What this task involves: Repeat the material below exactly, with no pictures.

Given material:
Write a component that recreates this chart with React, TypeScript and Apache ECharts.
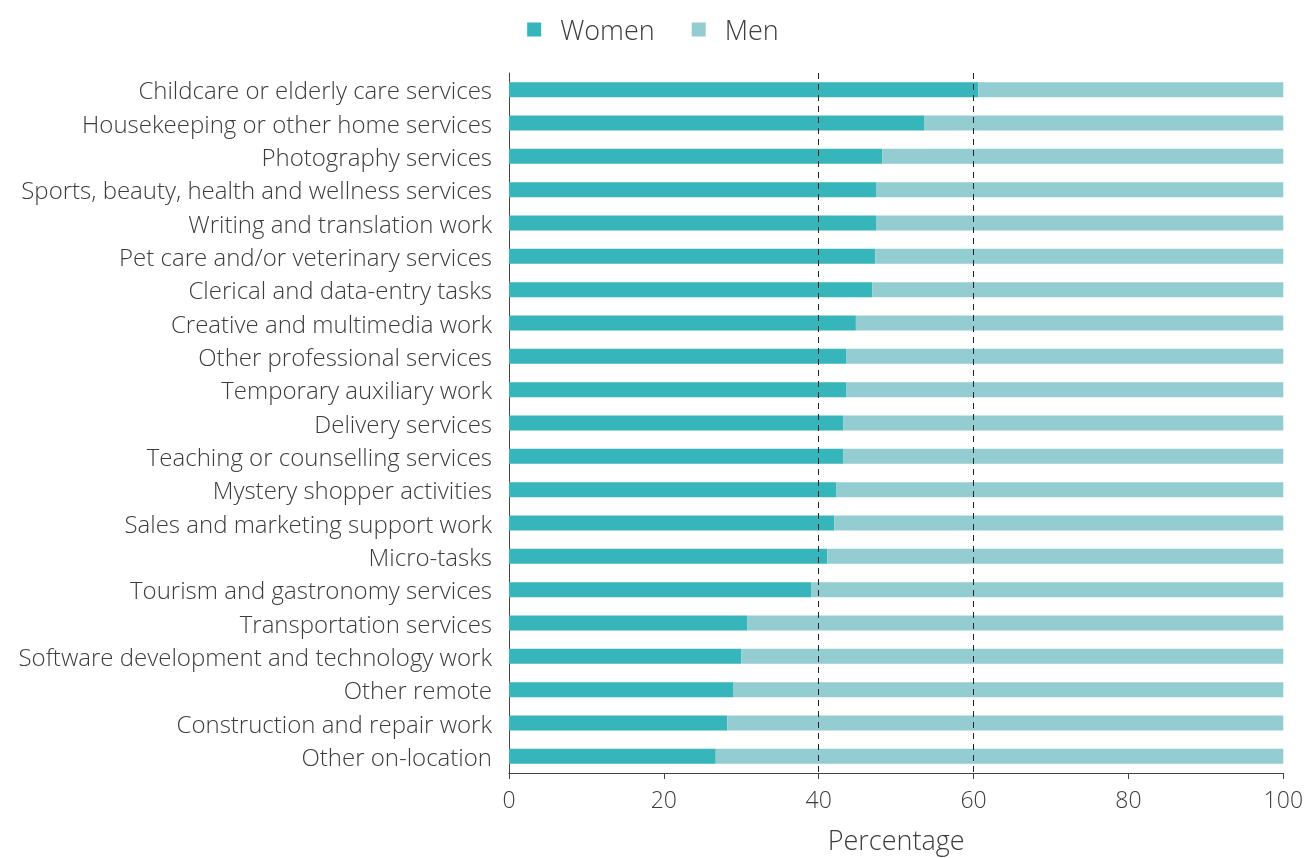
import React, { useEffect, useRef } from "react";
import * as echarts from "echarts";

const categories = [
  "Childcare or elderly care services",
  "Housekeeping or other home services",
  "Photography services",
  "Sports, beauty, health and wellness services",
  "Writing and translation work",
  "Pet care and/or veterinary services",
  "Clerical and data-entry tasks",
  "Creative and multimedia work",
  "Other professional services",
  "Temporary auxiliary work",
  "Delivery services",
  "Teaching or counselling services",
  "Mystery shopper activities",
  "Sales and marketing support work",
  "Micro-tasks",
  "Tourism and gastronomy services",
  "Transportation services",
  "Software development and technology work",
  "Other remote",
  "Construction and repair work",
  "Other on-location",
];

const women = [60.6, 53.6, 48.2, 47.4, 47.4, 47.3, 46.9, 44.8, 43.6, 43.6, 43.2, 43.2, 42.3, 42.0, 41.1, 39.0, 30.8, 30.0, 29.0, 28.2, 26.7];
const men = [39.4, 46.4, 51.8, 52.6, 52.6, 52.7, 53.1, 55.2, 56.4, 56.4, 56.8, 56.8, 57.7, 58.0, 58.9, 61.0, 69.2, 70.0, 71.0, 71.8, 73.3];

const referenceLines = [40, 60];
const xTicks = { min: 0, max: 100, interval: 20 };

const FONT = "'Open Sans', 'Noto Sans', sans-serif";
const TEXT = "#3c3c3c";

export default function App() {
  const ref = useRef<HTMLDivElement>(null);
  useEffect(() => {
    if (!ref.current) return;
    const chart = echarts.init(ref.current, undefined, { renderer: "svg" });
    chart.setOption({
      animation: false,
      textStyle: { fontFamily: FONT, fontWeight: 300, color: TEXT },
      legend: {
        top: 11,
        left: "center",
        icon: "rect",
        itemWidth: 14,
        itemHeight: 14,
        itemGap: 37,
        textStyle: { fontFamily: FONT, fontWeight: 300, fontSize: 27, color: TEXT, padding: [0, 0, 0, 14] },
        data: ["Women", "Men"],
      },
      grid: { left: 509, right: 21, top: 73, height: 704, containLabel: false },
      xAxis: {
        type: "value",
        min: xTicks.min,
        max: xTicks.max,
        interval: xTicks.interval,
        name: "Percentage",
        nameLocation: "middle",
        nameGap: 53,
        nameTextStyle: { fontFamily: FONT, fontWeight: 300, fontSize: 27, color: TEXT },
        axisLine: { show: true, lineStyle: { color: "#444", width: 1 } },
        axisTick: { show: true, length: 6, lineStyle: { color: "#444" } },
        axisLabel: { fontFamily: FONT, fontWeight: 300, fontSize: 23, color: TEXT, margin: 14 },
        splitLine: { show: false },
      },
      yAxis: {
        type: "category",
        data: categories,
        inverse: true,
        axisLine: { show: true, lineStyle: { color: "#444", width: 1 } },
        axisTick: { show: false },
        axisLabel: { fontFamily: FONT, fontWeight: 300, fontSize: 24, color: TEXT, margin: 17 },
      },
      series: [
        {
          name: "refLines",
          type: "line",
          data: [],
          z: 0,
          silent: true,
          markLine: {
            silent: true,
            symbol: ["none", "none"],
            label: { show: false },
            lineStyle: { type: [6, 5], color: "#222", width: 1 },
            data: referenceLines.map((v) => ({ xAxis: v })),
          },
        },
        {
          name: "Women",
          type: "bar",
          stack: "total",
          data: women,
          barWidth: "45%",
          z: 3,
          itemStyle: { color: "#36b5ba" },
        },
        {
          name: "Men",
          type: "bar",
          stack: "total",
          data: men,
          barWidth: "45%",
          z: 3,
          itemStyle: { color: "#93cdd1" },
        },
      ],
    });
    return () => chart.dispose();
  }, []);
  return <div ref={ref} style={{ position: "fixed", left: 0, top: 0, width: 1306, height: 858 }} />;
}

Solution for this task:
Write a component that recreates this chart with React, TypeScript and Apache ECharts.
import React, { useEffect, useRef } from "react";
import * as echarts from "echarts";

const categories = [
  "Childcare or elderly care services",
  "Housekeeping or other home services",
  "Photography services",
  "Sports, beauty, health and wellness services",
  "Writing and translation work",
  "Pet care and/or veterinary services",
  "Clerical and data-entry tasks",
  "Creative and multimedia work",
  "Other professional services",
  "Temporary auxiliary work",
  "Delivery services",
  "Teaching or counselling services",
  "Mystery shopper activities",
  "Sales and marketing support work",
  "Micro-tasks",
  "Tourism and gastronomy services",
  "Transportation services",
  "Software development and technology work",
  "Other remote",
  "Construction and repair work",
  "Other on-location",
];

const women = [60.6, 53.6, 48.2, 47.4, 47.4, 47.3, 46.9, 44.8, 43.6, 43.6, 43.2, 43.2, 42.3, 42.0, 41.1, 39.0, 30.8, 30.0, 29.0, 28.2, 26.7];
const men = [39.4, 46.4, 51.8, 52.6, 52.6, 52.7, 53.1, 55.2, 56.4, 56.4, 56.8, 56.8, 57.7, 58.0, 58.9, 61.0, 69.2, 70.0, 71.0, 71.8, 73.3];

const referenceLines = [40, 60];
const xTicks = { min: 0, max: 100, interval: 20 };

const FONT = "'Open Sans', 'Noto Sans', sans-serif";
const TEXT = "#3c3c3c";

export default function App() {
  const ref = useRef<HTMLDivElement>(null);
  useEffect(() => {
    if (!ref.current) return;
    const chart = echarts.init(ref.current, undefined, { renderer: "svg" });
    chart.setOption({
      animation: false,
      textStyle: { fontFamily: FONT, fontWeight: 300, color: TEXT },
      legend: {
        top: 11,
        left: "center",
        icon: "rect",
        itemWidth: 14,
        itemHeight: 14,
        itemGap: 37,
        textStyle: { fontFamily: FONT, fontWeight: 300, fontSize: 27, color: TEXT, padding: [0, 0, 0, 14] },
        data: ["Women", "Men"],
      },
      grid: { left: 509, right: 21, top: 73, height: 704, containLabel: false },
      xAxis: {
        type: "value",
        min: xTicks.min,
        max: xTicks.max,
        interval: xTicks.interval,
        name: "Percentage",
        nameLocation: "middle",
        nameGap: 53,
        nameTextStyle: { fontFamily: FONT, fontWeight: 300, fontSize: 27, color: TEXT },
        axisLine: { show: true, lineStyle: { color: "#444", width: 1 } },
        axisTick: { show: true, length: 6, lineStyle: { color: "#444" } },
        axisLabel: { fontFamily: FONT, fontWeight: 300, fontSize: 23, color: TEXT, margin: 14 },
        splitLine: { show: false },
      },
      yAxis: {
        type: "category",
        data: categories,
        inverse: true,
        axisLine: { show: true, lineStyle: { color: "#444", width: 1 } },
        axisTick: { show: false },
        axisLabel: { fontFamily: FONT, fontWeight: 300, fontSize: 24, color: TEXT, margin: 17 },
      },
      series: [
        {
          name: "refLines",
          type: "line",
          data: [],
          z: 0,
          silent: true,
          markLine: {
            silent: true,
            symbol: ["none", "none"],
            label: { show: false },
            lineStyle: { type: [6, 5], color: "#222", width: 1 },
            data: referenceLines.map((v) => ({ xAxis: v })),
          },
        },
        {
          name: "Women",
          type: "bar",
          stack: "total",
          data: women,
          barWidth: "45%",
          z: 3,
          itemStyle: { color: "#36b5ba" },
        },
        {
          name: "Men",
          type: "bar",
          stack: "total",
          data: men,
          barWidth: "45%",
          z: 3,
          itemStyle: { color: "#93cdd1" },
        },
      ],
    });
    return () => chart.dispose();
  }, []);
  return <div ref={ref} style={{ position: "fixed", left: 0, top: 0, width: 1306, height: 858 }} />;
}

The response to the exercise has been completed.